**Exercise description:**
Go through the data below and copy it exactly, skipping every picture.

**Source excerpt:**
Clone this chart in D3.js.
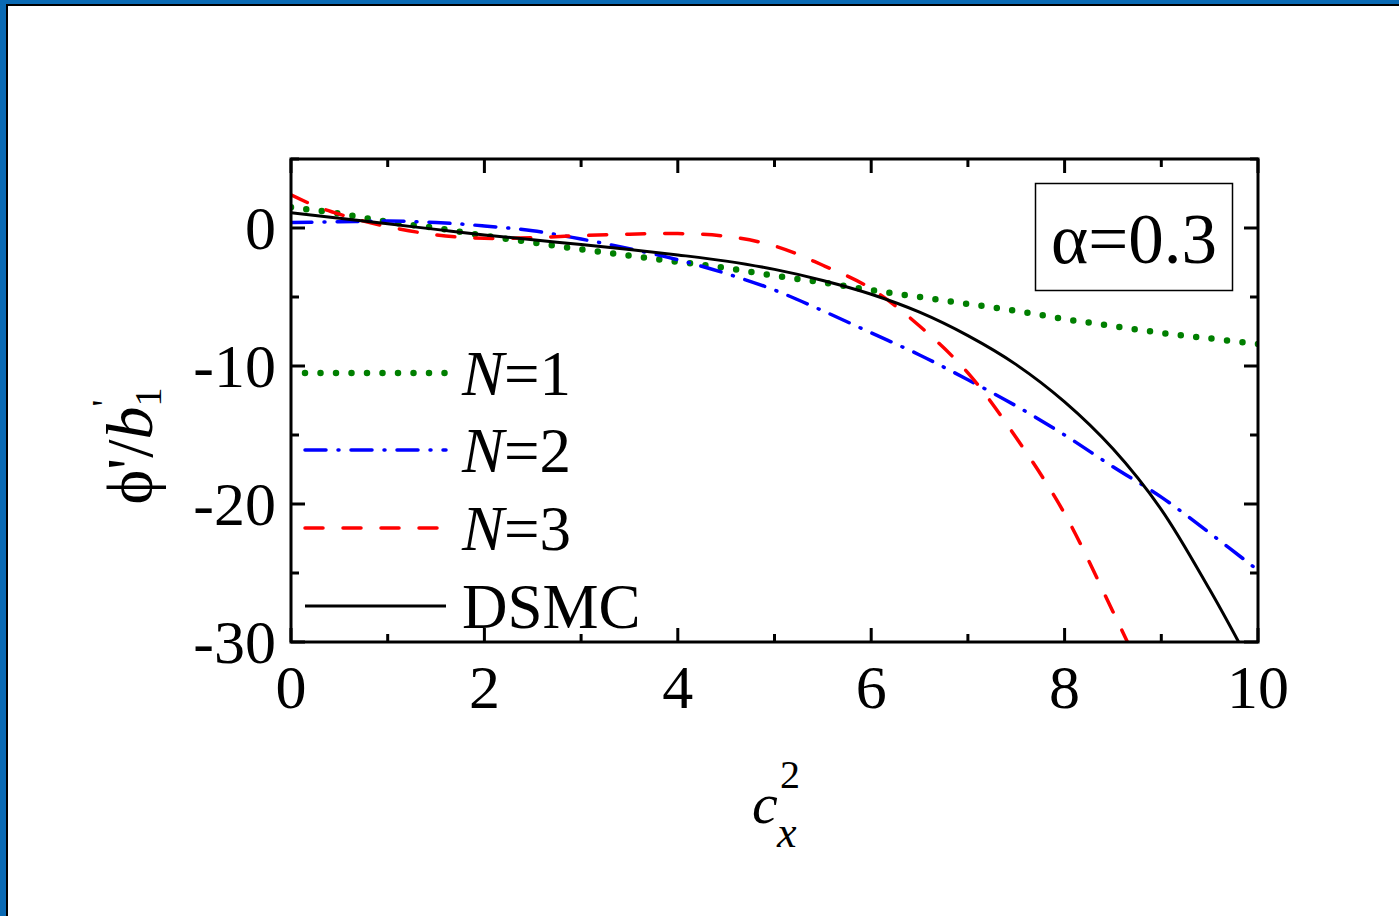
<!DOCTYPE html>
<html>
<head>
<meta charset="utf-8">
<script src="https://cdn.jsdelivr.net/npm/d3@7"></script>
<style>
  html, body { margin: 0; padding: 0; background: #fff; }
  svg { display: block; }
  text { font-family: "Liberation Serif", "Times New Roman", serif; fill: #000; }
</style>
</head>
<body>
<script>
// c_x^2 sample positions
const cx2 = [0, 0.5, 1, 1.5, 2, 2.5, 3, 3.5, 4, 4.5, 5, 5.5, 6, 6.5, 7, 7.5, 8, 8.5, 9, 9.5, 10];

// N=1 approximation
const n1 = [1.5, 1.05, 0.45, 0.0, -0.55, -1.05, -1.55, -2.0, -2.45, -2.9, -3.45, -3.95, -4.5, -5.0, -5.5, -6.0, -6.6, -7.1, -7.6, -8.0, -8.4];
// N=2 approximation
const n2 = [0.4, 0.45, 0.5, 0.4, 0.15, -0.2, -0.8, -1.5, -2.3, -3.3, -4.5, -6.0, -7.6, -9.2, -11.0, -12.9, -15.0, -17.3, -19.5, -22.1, -24.8];
// N=3 approximation (leaves the frame near c_x^2 = 8.65)
const n3x = [0, 0.25, 0.5, 0.75, 1, 1.5, 2, 2.5, 3, 3.5, 4, 4.5, 5, 5.5, 6, 6.5, 7, 7.5, 8, 8.5, 8.65];
const n3 = [2.4, 1.6, 1.0, 0.5, 0.1, -0.5, -0.75, -0.7, -0.55, -0.45, -0.4, -0.6, -1.3, -2.7, -4.4, -7.1, -10.5, -15.2, -20.7, -27.8, -30];
// DSMC reference
const dsmcX = [0, 0.5, 1, 1.5, 2, 2.5, 3, 3.5, 4, 4.5, 5, 5.5, 6, 6.5, 7, 7.5, 8, 8.5, 9, 9.5, 9.8];
const dsmc = [1.1, 0.7, 0.3, -0.1, -0.5, -0.85, -1.2, -1.55, -1.95, -2.4, -3.0, -3.8, -4.8, -6.1, -7.8, -9.9, -12.6, -16.0, -20.4, -26.2, -30];

const xTicks = [0, 2, 4, 6, 8, 10];
const yTicks = [0, -10, -20, -30];
const legendLabels = ["N=1", "N=2", "N=3", "DSMC"];
const annotation = "α=0.3";

const W = 1399, H = 916;
const svg = d3.select("body").append("svg").attr("width", W).attr("height", H);

// window frame
svg.append("rect").attr("x", 0).attr("y", 0).attr("width", W).attr("height", H).attr("fill", "#0a6ab4");
svg.append("rect").attr("x", 6).attr("y", 4).attr("width", W).attr("height", H).attr("fill", "#000");
svg.append("rect").attr("x", 8).attr("y", 6).attr("width", W).attr("height", H).attr("fill", "#fff");

const pLeft = 291, pRight = 1258, pTop = 159, pBottom = 642;
const x = d3.scaleLinear().domain([0, 10]).range([pLeft, pRight]);
const y = d3.scaleLinear().domain([-30, 5]).range([pBottom, pTop]);

svg.append("clipPath").attr("id", "plotclip")
  .append("rect").attr("x", pLeft).attr("y", pTop).attr("width", pRight - pLeft).attr("height", pBottom - pTop);

// ticks (inward, on all four sides)
const g = svg.append("g");
const majLen = 14, minLen = 8;
const xMinor = d3.range(0, 10.001, 1);
const yMinor = d3.range(-30, 5.001, 5);
xMinor.forEach(v => {
  const len = (v % 2 === 0) ? majLen : minLen;
  g.append("line").attr("x1", x(v)).attr("x2", x(v)).attr("y1", pBottom).attr("y2", pBottom - len).attr("stroke", "#000").attr("stroke-width", 3);
  g.append("line").attr("x1", x(v)).attr("x2", x(v)).attr("y1", pTop).attr("y2", pTop + len).attr("stroke", "#000").attr("stroke-width", 3);
});
yMinor.forEach(v => {
  const len = (v % 10 === 0) ? majLen : minLen;
  g.append("line").attr("x1", pLeft).attr("x2", pLeft + len).attr("y1", y(v)).attr("y2", y(v)).attr("stroke", "#000").attr("stroke-width", 3);
  g.append("line").attr("x1", pRight).attr("x2", pRight - len).attr("y1", y(v)).attr("y2", y(v)).attr("stroke", "#000").attr("stroke-width", 3);
});

// tick labels
g.selectAll(".xt").data(xTicks).enter().append("text")
  .attr("x", d => x(d)).attr("y", 708).attr("text-anchor", "middle")
  .attr("font-size", 62).text(d => d);
g.selectAll(".yt").data(yTicks).enter().append("text")
  .attr("x", 276).attr("y", d => y(d) + 21).attr("text-anchor", "end")
  .attr("font-size", 62).text(d => d === 0 ? "0" : "-" + Math.abs(d));

// curves
const line = d3.line().x(d => x(d[0])).y(d => y(d[1])).curve(d3.curveCatmullRom.alpha(0.5));
const series = [
  { pts: d3.zip(cx2, n1), color: "#007f00", width: 6.5, dash: "0 15.5", cap: "round" },
  { pts: d3.zip(cx2, n2), color: "#0000ff", width: 3.5, dash: "21 12 1 12", cap: "round" },
  { pts: d3.zip(n3x, n3), color: "#ff0000", width: 3.5, dash: "18 20", cap: "round" },
  { pts: d3.zip(dsmcX, dsmc), color: "#000000", width: 3, dash: null, cap: "butt" }
];
const plot = svg.append("g").attr("clip-path", "url(#plotclip)");
series.forEach(s => {
  plot.append("path").attr("d", line(s.pts)).attr("fill", "none")
    .attr("stroke", s.color).attr("stroke-width", s.width)
    .attr("stroke-linecap", s.cap)
    .attr("stroke-dasharray", s.dash);
});

// frame
svg.append("rect").attr("x", pLeft).attr("y", pTop).attr("width", pRight - pLeft).attr("height", pBottom - pTop)
  .attr("fill", "none").attr("stroke", "#000").attr("stroke-width", 3);

// legend
const legY = [373, 450, 528, 606];
series.forEach((s, i) => {
  svg.append("line").attr("x1", 305).attr("x2", 446).attr("y1", legY[i]).attr("y2", legY[i])
    .attr("stroke", s.color).attr("stroke-width", s.width)
    .attr("stroke-linecap", s.cap).attr("stroke-dasharray", s.dash);
  const t = svg.append("text").attr("x", 462).attr("y", legY[i] + 22).attr("font-size", 63);
  const lab = legendLabels[i];
  if (lab.startsWith("N=")) {
    t.append("tspan").attr("font-style", "italic").text("N");
    t.append("tspan").text(lab.slice(1));
  } else {
    t.text(lab);
  }
});

// annotation box
svg.append("rect").attr("x", 1035.5).attr("y", 183.5).attr("width", 197).attr("height", 107)
  .attr("fill", "#fff").attr("stroke", "#000").attr("stroke-width", 1.5);
svg.append("text").attr("x", 1051).attr("y", 263).attr("font-size", 71).text(annotation);

// y-axis title: ϕ'/b'_1
const yl = svg.append("text").attr("transform", "translate(152,446) rotate(-90)")
  .attr("text-anchor", "middle").attr("font-size", 66);
yl.append("tspan").text("ϕ'/");
yl.append("tspan").attr("font-style", "italic").text("b");
yl.append("tspan").attr("font-size", 38).attr("dy", -34).text("'");
yl.append("tspan").attr("font-size", 38).attr("dx", -7).attr("dy", 43).text("1");

// x-axis title: c_x^2
const xl = svg.append("g");
xl.append("text").attr("x", 752).attr("y", 823).attr("font-size", 58).attr("font-style", "italic").text("c");
xl.append("text").attr("x", 780).attr("y", 788).attr("font-size", 40).text("2");
xl.append("text").attr("x", 777).attr("y", 847).attr("font-size", 44).attr("font-style", "italic").text("x");
</script>
</body>
</html>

**Full answer:**
Clone this chart in D3.js.
<!DOCTYPE html>
<html>
<head>
<meta charset="utf-8">
<script src="https://cdn.jsdelivr.net/npm/d3@7"></script>
<style>
  html, body { margin: 0; padding: 0; background: #fff; }
  svg { display: block; }
  text { font-family: "Liberation Serif", "Times New Roman", serif; fill: #000; }
</style>
</head>
<body>
<script>
// c_x^2 sample positions
const cx2 = [0, 0.5, 1, 1.5, 2, 2.5, 3, 3.5, 4, 4.5, 5, 5.5, 6, 6.5, 7, 7.5, 8, 8.5, 9, 9.5, 10];

// N=1 approximation
const n1 = [1.5, 1.05, 0.45, 0.0, -0.55, -1.05, -1.55, -2.0, -2.45, -2.9, -3.45, -3.95, -4.5, -5.0, -5.5, -6.0, -6.6, -7.1, -7.6, -8.0, -8.4];
// N=2 approximation
const n2 = [0.4, 0.45, 0.5, 0.4, 0.15, -0.2, -0.8, -1.5, -2.3, -3.3, -4.5, -6.0, -7.6, -9.2, -11.0, -12.9, -15.0, -17.3, -19.5, -22.1, -24.8];
// N=3 approximation (leaves the frame near c_x^2 = 8.65)
const n3x = [0, 0.25, 0.5, 0.75, 1, 1.5, 2, 2.5, 3, 3.5, 4, 4.5, 5, 5.5, 6, 6.5, 7, 7.5, 8, 8.5, 8.65];
const n3 = [2.4, 1.6, 1.0, 0.5, 0.1, -0.5, -0.75, -0.7, -0.55, -0.45, -0.4, -0.6, -1.3, -2.7, -4.4, -7.1, -10.5, -15.2, -20.7, -27.8, -30];
// DSMC reference
const dsmcX = [0, 0.5, 1, 1.5, 2, 2.5, 3, 3.5, 4, 4.5, 5, 5.5, 6, 6.5, 7, 7.5, 8, 8.5, 9, 9.5, 9.8];
const dsmc = [1.1, 0.7, 0.3, -0.1, -0.5, -0.85, -1.2, -1.55, -1.95, -2.4, -3.0, -3.8, -4.8, -6.1, -7.8, -9.9, -12.6, -16.0, -20.4, -26.2, -30];

const xTicks = [0, 2, 4, 6, 8, 10];
const yTicks = [0, -10, -20, -30];
const legendLabels = ["N=1", "N=2", "N=3", "DSMC"];
const annotation = "α=0.3";

const W = 1399, H = 916;
const svg = d3.select("body").append("svg").attr("width", W).attr("height", H);

// window frame
svg.append("rect").attr("x", 0).attr("y", 0).attr("width", W).attr("height", H).attr("fill", "#0a6ab4");
svg.append("rect").attr("x", 6).attr("y", 4).attr("width", W).attr("height", H).attr("fill", "#000");
svg.append("rect").attr("x", 8).attr("y", 6).attr("width", W).attr("height", H).attr("fill", "#fff");

const pLeft = 291, pRight = 1258, pTop = 159, pBottom = 642;
const x = d3.scaleLinear().domain([0, 10]).range([pLeft, pRight]);
const y = d3.scaleLinear().domain([-30, 5]).range([pBottom, pTop]);

svg.append("clipPath").attr("id", "plotclip")
  .append("rect").attr("x", pLeft).attr("y", pTop).attr("width", pRight - pLeft).attr("height", pBottom - pTop);

// ticks (inward, on all four sides)
const g = svg.append("g");
const majLen = 14, minLen = 8;
const xMinor = d3.range(0, 10.001, 1);
const yMinor = d3.range(-30, 5.001, 5);
xMinor.forEach(v => {
  const len = (v % 2 === 0) ? majLen : minLen;
  g.append("line").attr("x1", x(v)).attr("x2", x(v)).attr("y1", pBottom).attr("y2", pBottom - len).attr("stroke", "#000").attr("stroke-width", 3);
  g.append("line").attr("x1", x(v)).attr("x2", x(v)).attr("y1", pTop).attr("y2", pTop + len).attr("stroke", "#000").attr("stroke-width", 3);
});
yMinor.forEach(v => {
  const len = (v % 10 === 0) ? majLen : minLen;
  g.append("line").attr("x1", pLeft).attr("x2", pLeft + len).attr("y1", y(v)).attr("y2", y(v)).attr("stroke", "#000").attr("stroke-width", 3);
  g.append("line").attr("x1", pRight).attr("x2", pRight - len).attr("y1", y(v)).attr("y2", y(v)).attr("stroke", "#000").attr("stroke-width", 3);
});

// tick labels
g.selectAll(".xt").data(xTicks).enter().append("text")
  .attr("x", d => x(d)).attr("y", 708).attr("text-anchor", "middle")
  .attr("font-size", 62).text(d => d);
g.selectAll(".yt").data(yTicks).enter().append("text")
  .attr("x", 276).attr("y", d => y(d) + 21).attr("text-anchor", "end")
  .attr("font-size", 62).text(d => d === 0 ? "0" : "-" + Math.abs(d));

// curves
const line = d3.line().x(d => x(d[0])).y(d => y(d[1])).curve(d3.curveCatmullRom.alpha(0.5));
const series = [
  { pts: d3.zip(cx2, n1), color: "#007f00", width: 6.5, dash: "0 15.5", cap: "round" },
  { pts: d3.zip(cx2, n2), color: "#0000ff", width: 3.5, dash: "21 12 1 12", cap: "round" },
  { pts: d3.zip(n3x, n3), color: "#ff0000", width: 3.5, dash: "18 20", cap: "round" },
  { pts: d3.zip(dsmcX, dsmc), color: "#000000", width: 3, dash: null, cap: "butt" }
];
const plot = svg.append("g").attr("clip-path", "url(#plotclip)");
series.forEach(s => {
  plot.append("path").attr("d", line(s.pts)).attr("fill", "none")
    .attr("stroke", s.color).attr("stroke-width", s.width)
    .attr("stroke-linecap", s.cap)
    .attr("stroke-dasharray", s.dash);
});

// frame
svg.append("rect").attr("x", pLeft).attr("y", pTop).attr("width", pRight - pLeft).attr("height", pBottom - pTop)
  .attr("fill", "none").attr("stroke", "#000").attr("stroke-width", 3);

// legend
const legY = [373, 450, 528, 606];
series.forEach((s, i) => {
  svg.append("line").attr("x1", 305).attr("x2", 446).attr("y1", legY[i]).attr("y2", legY[i])
    .attr("stroke", s.color).attr("stroke-width", s.width)
    .attr("stroke-linecap", s.cap).attr("stroke-dasharray", s.dash);
  const t = svg.append("text").attr("x", 462).attr("y", legY[i] + 22).attr("font-size", 63);
  const lab = legendLabels[i];
  if (lab.startsWith("N=")) {
    t.append("tspan").attr("font-style", "italic").text("N");
    t.append("tspan").text(lab.slice(1));
  } else {
    t.text(lab);
  }
});

// annotation box
svg.append("rect").attr("x", 1035.5).attr("y", 183.5).attr("width", 197).attr("height", 107)
  .attr("fill", "#fff").attr("stroke", "#000").attr("stroke-width", 1.5);
svg.append("text").attr("x", 1051).attr("y", 263).attr("font-size", 71).text(annotation);

// y-axis title: ϕ'/b'_1
const yl = svg.append("text").attr("transform", "translate(152,446) rotate(-90)")
  .attr("text-anchor", "middle").attr("font-size", 66);
yl.append("tspan").text("ϕ'/");
yl.append("tspan").attr("font-style", "italic").text("b");
yl.append("tspan").attr("font-size", 38).attr("dy", -34).text("'");
yl.append("tspan").attr("font-size", 38).attr("dx", -7).attr("dy", 43).text("1");

// x-axis title: c_x^2
const xl = svg.append("g");
xl.append("text").attr("x", 752).attr("y", 823).attr("font-size", 58).attr("font-style", "italic").text("c");
xl.append("text").attr("x", 780).attr("y", 788).attr("font-size", 40).text("2");
xl.append("text").attr("x", 777).attr("y", 847).attr("font-size", 44).attr("font-style", "italic").text("x");
</script>
</body>
</html>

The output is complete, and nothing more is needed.